MedPharm. MedPharm, a UK-based contract provider of topical and transdermal product design and formulation development services, announced the expansion of its US Center of Excellence in Durham, North Carolina with an investment of $4 million. The facility expansion and equipment will more than triple the existing footprint of its US facility to 25,000 square feet. The company announced the expansion earlier this year (January 2019).
Lonza. In July, Lonza entered into a binding contractual agreement for the purchase of a sterile drug-product fill–finish facility in Stein, Switzerland from Novartis.
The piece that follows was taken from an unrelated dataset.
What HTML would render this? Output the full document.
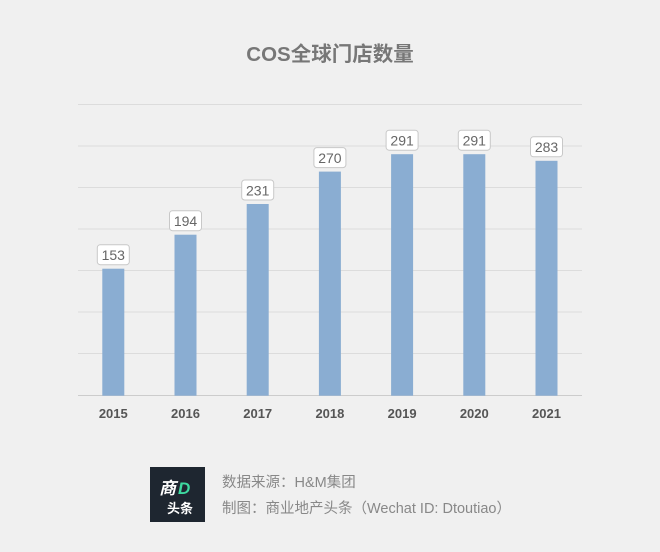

Operational since 2009, the facility includes classified cleanroom areas for cGMP manufacture as well as office, lab space, utilities and storage. The facility will continue to perform sterile manufacturing, including liquid and lyophilized dosage forms for up to 200-L bulk volumes for clinical supply and commercial launch.
LSNE. Lyophilization Services of New England (LSNE) announced the expansion of GMP storage capabilities at its facility in Bedford, New Hampshire earlier this year (July 2019). LSNE also completed its acquisition of a sterile injectables manufacturing facility in Leon, Spain earlier this year (June 2019). The new site, LSNE-Leon, will be an addition to LSNE’s existing manufacturing capabilities and allow for its services in Europe.
PCI Pharma Services. PCI Pharma Services, a provider of pharmaceutical packaging solutions and a CDMO of drug products, is expanding its manufacturing center in Tredegar, Wales, to double highly potent tableting capacity. On the packaging side, PCI Pharma Services is investing in a new clinical packaging facility near Dublin, Ireland. Upon completion, the facility will provide more than 75,000 square feet of space and serve as a primary and secondary packaging, storage, logistics and distribution center. PCI says the expansion will take place over the coming months and will bring additional controlled-room-temperature and cold-chain storage capabilities as well as clinical packaging services.
Selkirk Pharma. Selkirk Pharma, a recently formed CDMO, is investing $30 million for a new aseptic fill–finish facility in Washington State. The facility will house a new 65,000-square feet building. The sterile vial and pre-filled syringe manufacturing line will produce injectable drug products. Initial client fills are planned for the first quarter of 2020. The facility will also house two additional manufacturing lines, details of which the company says will be announced.
Velesco Pharma. Velesco Pharma, a contract analytical and formulation services provider, is tripling its clinical manufacturing capacity with the purchase and fit-out of a new facility in Wixom, Michigan.
Vetter. Vetter, a CDMO of aseptically prefilled syringe systems, cartridges and vials, is expanding its US clinical manufacturing facility located at the Illinois Science & Technology Park in suburban Chicago in Skokie, Illinois. Since beginning full operations in late 2011, Vetter’s US early-stage development site has been expanding, including expanding storage capacity by 150% to 3,700 square feet. With the new additions, most of which were scheduled to be completed by April 2019, the site will increase its storage space by an additional 3,100 square feet.